The most impressive feature of the Memorial Building by far are the five bas-reliefs (carvings) which represent major periods of Lincoln’s life. Each carving was made from a solid block of limestone measuring 8 feet tall by 13 1/2 feet wide, weighing at 10 tons! The sculptor was Mr. E.H. Daniels. I cannot describe their beauty adequately.
The Kentucky panel shows the years that Lincoln spent living in Kentucky from the time of his birth in 1809 until 1816, when the family moved to Indiana. Lincoln is shown as a 7-year-old in the center of the carving. Others featured include his father, Thomas, (second from left); Dr. Christopher Columbus Graham (seated) a scientist who visited Lincoln’s home and fascinated Abe with wonderful stories; his mother Nancy; his sister Sarah; and his first school teacher.

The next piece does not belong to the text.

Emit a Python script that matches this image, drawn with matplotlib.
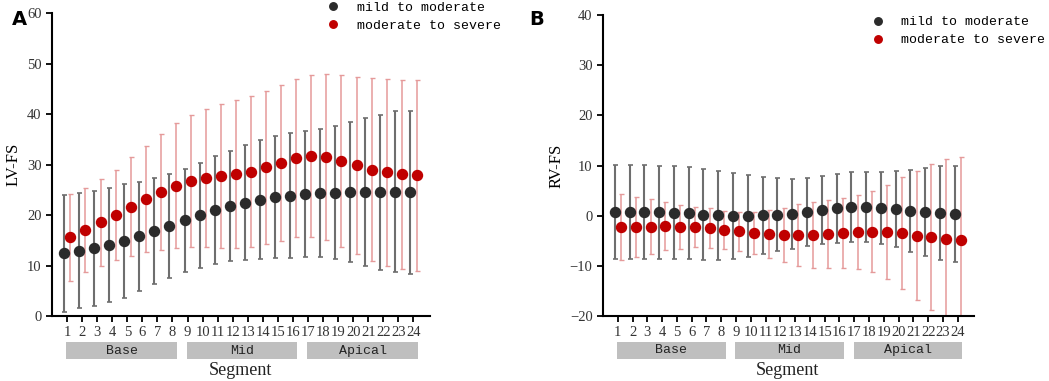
import numpy as np
import matplotlib
matplotlib.use("Agg")
import matplotlib.pyplot as plt
from matplotlib.patches import Rectangle

segments = np.arange(1, 25)
regions = ["Base", "Mid", "Apical"]

# LV-FS (panel A)
lv_mild_mean = [12.4, 12.9, 13.4, 14.05, 14.85, 15.75, 16.8, 17.9, 18.95, 20.0, 20.95, 21.75,
                22.45, 23.05, 23.5, 23.85, 24.15, 24.35, 24.45, 24.55, 24.55, 24.55, 24.65, 24.5]
lv_mild_sd = [11.6, 11.4, 11.4, 11.25, 11.25, 10.85, 10.5, 10.3, 10.25, 10.4, 10.65, 10.95,
              11.35, 11.75, 12.1, 12.35, 12.55, 12.75, 13.15, 13.85, 14.65, 15.35, 15.95, 16.2]
lv_sev_mean = [15.6, 17.05, 18.55, 20.05, 21.65, 23.2, 24.55, 25.8, 26.8, 27.4, 27.7, 28.1,
               28.6, 29.45, 30.3, 31.25, 31.7, 31.45, 30.7, 29.85, 29.0, 28.45, 28.05, 27.85]
lv_sev_sd = [8.6, 8.35, 8.55, 8.95, 9.75, 10.5, 11.45, 12.4, 13.1, 13.7, 14.2, 14.7,
             15.0, 15.15, 15.4, 15.65, 16.0, 16.45, 17.0, 17.55, 18.1, 18.45, 18.65, 18.85]

# RV-FS (panel B)
rv_mild_mean = [0.73, 0.73, 0.73, 0.66, 0.6, 0.47, 0.23, 0.07, -0.07, -0.03, 0.04, 0.2,
                0.4, 0.8, 1.13, 1.46, 1.67, 1.67, 1.53, 1.27, 0.97, 0.7, 0.53, 0.37]
rv_mild_sd = [9.3, 9.3, 9.3, 9.23, 9.23, 9.17, 9.0, 8.84, 8.64, 8.2, 7.74, 7.3,
              6.97, 6.78, 6.71, 6.84, 6.97, 6.97, 7.17, 7.57, 8.14, 8.8, 9.3, 9.53]
rv_sev_mean = [-2.25, -2.26, -2.16, -2.09, -2.26, -2.26, -2.46, -2.82, -3.09, -3.39, -3.62, -3.86,
               -3.85, -3.89, -3.69, -3.49, -3.22, -3.19, -3.22, -3.45, -3.96, -4.25, -4.58, -4.78]
rv_sev_sd = [6.55, 5.98, 5.41, 4.81, 4.45, 4.05, 3.92, 3.75, 3.89, 4.19, 4.75, 5.45,
             6.11, 6.55, 6.74, 6.94, 7.34, 8.1, 9.33, 11.15, 12.92, 14.55, 15.78, 16.53]

DARK = "#2b2b2b"
RED = "#c00000"
mono = "Liberation Mono"
serif = "Liberation Serif"

fig = plt.figure(figsize=(10.49, 3.81), dpi=100)
axA = fig.add_axes([0.0496, 0.1706, 0.3603, 0.795])
axB = fig.add_axes([0.5748, 0.1706, 0.3537, 0.790])


def panel(ax, m1, s1, m2, s2, ylim, yticks, ylabel, letter, letter_x, leg_anchor):
    ax.errorbar(segments - 0.2, m1, yerr=s1, fmt="none",
                ecolor="#6e6e6e", elinewidth=1.5, capsize=1.8, capthick=1.2, zorder=2)
    ax.errorbar(segments + 0.22, m2, yerr=s2, fmt="none",
                ecolor="#e59a9a", elinewidth=1.1, capsize=1.8, capthick=1.0, zorder=1)
    h1, = ax.plot(segments - 0.2, m1, "o", color=DARK, ms=7.2, label="mild to moderate", zorder=4)
    h2, = ax.plot(segments + 0.22, m2, "o", color=RED, ms=7.2, label="moderate to severe", zorder=3)
    ax.set_xlim(0, 25.1)
    ax.set_ylim(*ylim)
    ax.set_yticks(yticks)
    ax.set_xticks(segments)
    ax.set_xticklabels([str(s) for s in segments], fontfamily=serif, fontsize=10.5)
    for t in ax.get_yticklabels():
        t.set_fontfamily(serif)
        t.set_fontsize(10.5)
    for s in ["top", "right"]:
        ax.spines[s].set_visible(False)
    for s in ["left", "bottom"]:
        ax.spines[s].set_linewidth(1.5)
    ax.tick_params(width=1.3, length=4.5, color="black", labelcolor="#333333", pad=3)
    ax.set_ylabel(ylabel, fontfamily=serif, fontsize=12, labelpad=4)

    # region bands below the x axis
    trans = ax.get_xaxis_transform()
    for name, st in zip(regions, [1, 9, 17]):
        x0 = st - 0.05
        x1 = st + 7 + 0.3
        ax.add_patch(Rectangle((x0, -0.142), x1 - x0, 0.056, transform=trans,
                               facecolor="#bfbfbf", edgecolor="none", clip_on=False))
        ax.text((x0 + x1) / 2, -0.114, name, transform=trans, ha="center", va="center",
                fontfamily=mono, fontsize=9.5, color="#222222")
    ax.text(12.5, -0.18, "Segment", transform=trans, ha="center", va="center",
            fontfamily=serif, fontsize=13, color="#222222")

    fig.legend(handles=[h1, h2], loc="upper left", bbox_to_anchor=leg_anchor,
               frameon=False, prop={"family": mono, "size": 9.5}, handletextpad=1.3,
               labelspacing=0.45, markerscale=0.75, handlelength=1.0,
               borderpad=0, borderaxespad=0)
    fig.text(letter_x, 0.975, letter, fontsize=14, fontweight="bold",
             fontfamily="DejaVu Sans", va="top", ha="left")


panel(axA, lv_mild_mean, lv_mild_sd, lv_sev_mean, lv_sev_sd, (0, 60),
      np.arange(0, 61, 10), "LV-FS", "A", 0.011, (0.311, 0.996))
panel(axB, rv_mild_mean, rv_mild_sd, rv_sev_mean, rv_sev_sd, (-20, 40),
      np.arange(-20, 41, 10), "RV-FS", "B", 0.505, (0.8304, 0.958))

fig.savefig("out.png", dpi=100)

The Indiana panel represents the years Lincoln spent living in Indiana (1816-1830), and features him standing in the center as a 21-year-old man. The others shown include his friend Allen Gentry (second from left) whom Lincoln traveled with on a trip down the Ohio and Mississippi Rivers to New Orleans; his father Thomas; and his step-mother Sarah Bush Lincoln.
The Illinois panel of course represents the years Lincoln spent living in Illinois, from 1830 until 1861 when he left for his inauguration as the 16th president. Here, Lincoln is shown receiving congratulations from friends upon his election the U.S. Congress in 1846. Represented from left to right are John Stuart, his first law partner; Stephen Logan, another law partner; his good friend Joshua Speed (shaking Lincoln’s hand); newspaper editor Simon Francis; Mary Todd Lincoln; and Orville Browning, a Lincoln friend and future U.S. Senator.
The central panel of the Memorial Building is representative of the final legacy left by Lincoln to the nation upon his assassination. The words “Now he belongs to the ages” were spoken by Lincoln’s Secretary of War, Edwin M. Stanton, upon Lincoln’s death on April 15, 1865. (Yes, some historians claim that Stanton said “angels” and not “ages”, but that is a discussion for another time). Lincoln is shown in this panel ascending to Heaven after his death. The other figures are symbolic of the various groups of people to whom Lincoln belongs: laborer; farmer; mother and child; and freed slave. To his right are Columbia (a national symbol); and the Muse of History, Cleo.
In my opinion, at least, the Memorial Building is beautiful and meaningful. Should you ever have a chance to visit The Lincoln Boyhood National Memorial, be sure to take some extra time and look at the carvings. They are truly works of art.